GOVERNMENT plans to abolish deaneries and overhaul medical education and training have been criticised by the BMA.
Junior Doctors Committee co-chairman Tom Dolphin said there was “great fear” that the plans to hand responsibility to local skills networks could see training for doctors “slide into decline”.
He said: “The government’s plans will effectively abolish the postgraduate medical deaneries which provide important local scrutiny of the quality of medical training and ensure patient safety is not jeopardised by poor training.”
Concerns were also raised over the lack of detail on the functions, size, and structure of these networks. And there are fears that the integration of these networks with service providers may prioritise short term service commitments over long term training goals.
The concerns were raised in the BMA’s response to the government white paper Liberating the NHS: Developing the Healthcare Workforce.
In the document, BMA Council Chairman Dr Hamish Meldrum said the plans could put training at risk. He said: “The plans for medical education and training could be very damaging to the NHS because of their lack of detail, the overly ambitious pace of change and the failure to consider effectively their impact on medical training and patient care.
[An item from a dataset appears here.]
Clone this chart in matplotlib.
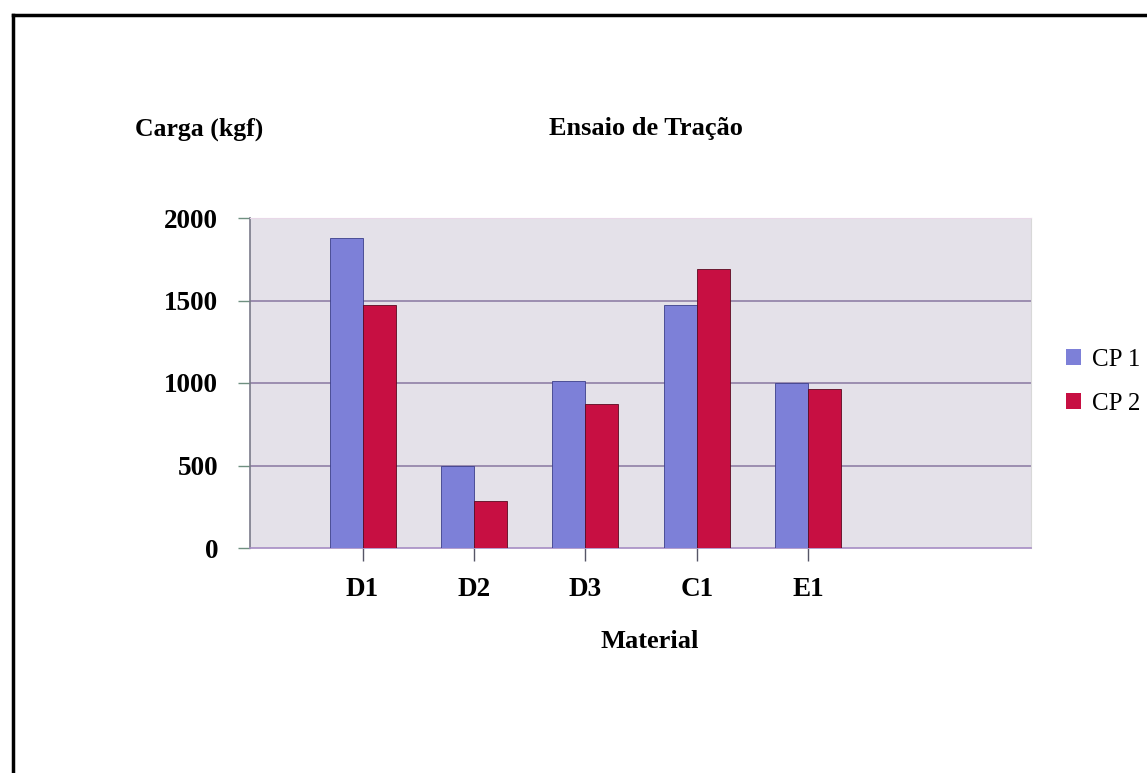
import matplotlib
matplotlib.use("Agg")
import matplotlib.pyplot as plt
from matplotlib.patches import Rectangle
from matplotlib.lines import Line2D
import numpy as np

# Tensile test results per material
materials = ["D1", "D2", "D3", "C1", "E1"]
cp1 = [1880, 500, 1015, 1475, 1000]
cp2 = [1473, 282, 872, 1688, 962]
series_names = ["CP 1", "CP 2"]
yticks = [0, 500, 1000, 1500, 2000]

serif = ["Liberation Serif", "DejaVu Serif"]
col_cp1 = "#7d80d8"
col_cp2 = "#c70f42"

fig = plt.figure(figsize=(11.47, 7.73), dpi=100)
fig.patch.set_facecolor("white")

ax = fig.add_axes([250 / 1147, 1 - 548 / 773, (1031 - 250) / 1147, (548 - 218) / 773])
ax.set_facecolor("#e4e1e9")

x = np.arange(len(materials))
w = 0.296
ax.bar(x - w / 2, cp1, width=w, color=col_cp1, edgecolor="#3c3f8a", linewidth=0.6, zorder=3)
ax.bar(x + w / 2, cp2, width=w, color=col_cp2, edgecolor="#5a0a20", linewidth=0.6, zorder=3)

ax.set_xlim(-1.01, 6.0)
ax.set_ylim(0, 2000)

for yv in yticks[1:]:
    ax.axhline(yv, color="#8f7fa6", linewidth=1.2, zorder=1)

ax.set_yticks(yticks)
ax.set_yticklabels([str(v) for v in yticks], fontfamily=serif, fontweight="bold", fontsize=19.5)
ax.set_xticks(x)
ax.set_xticklabels(materials, fontfamily=serif, fontweight="bold", fontsize=19.5)
ax.tick_params(axis="y", direction="out", length=9, width=1, color="#6f8f80", pad=14)
ax.tick_params(axis="x", direction="out", length=9, width=1, color="#555566", pad=12)

ax.spines["left"].set_color("#7a7a8a")
ax.spines["left"].set_linewidth(1.2)
ax.spines["bottom"].set_color("#a68cc4")
ax.spines["bottom"].set_linewidth(1.2)
ax.spines["top"].set_color("#e8d8e8")
ax.spines["right"].set_color("#d8d8d8")

# Titles
fig.text(135 / 1147, 1 - 129 / 773, "Carga (kgf)", fontfamily=serif, fontweight="bold",
         fontsize=18.5, ha="left", va="center")
fig.text(646 / 1147, 1 - 129 / 773, "Ensaio de Tração", fontfamily=serif, fontweight="bold",
         fontsize=19, ha="center", va="center")
fig.text(650 / 1147, 1 - 641 / 773, "Material", fontfamily=serif, fontweight="bold",
         fontsize=19, ha="center", va="center")

# Legend
handles = [Rectangle((0, 0), 1, 1, facecolor=col_cp1, edgecolor="none"),
           Rectangle((0, 0), 1, 1, facecolor=col_cp2, edgecolor="none")]
leg = fig.legend(handles, series_names, loc="center left",
                 bbox_to_anchor=(1066 / 1147, 1 - 382 / 773),
                 frameon=False, prop={"family": serif, "size": 18},
                 handlelength=0.6, handleheight=0.6, handletextpad=0.45,
                 labelspacing=0.88, borderaxespad=0, borderpad=0)

# Outer frame (left and top edges)
fig.add_artist(Line2D([13 / 1147, 13 / 1147], [0, 1 - 15 / 773],
                      transform=fig.transFigure, color="black", linewidth=2.5))
fig.add_artist(Line2D([13 / 1147, 1], [1 - 15 / 773, 1 - 15 / 773],
                      transform=fig.transFigure, color="black", linewidth=2.5))

fig.savefig("out.png", dpi=100)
The future of the NHS is highly dependent on a properly trained workforce and we are very concerned that the plans outlined in the White Paper put the quality of training at risk.”
He said that moving away from a national or even UK-wide approach to managing workforce planning is “particularly worrying” as it risks “introducing a postcode lottery for medical training and ultimately patient care.” He called on the government to build on the current system rather than “embark on a revolution with hugely uncertain outcomes.”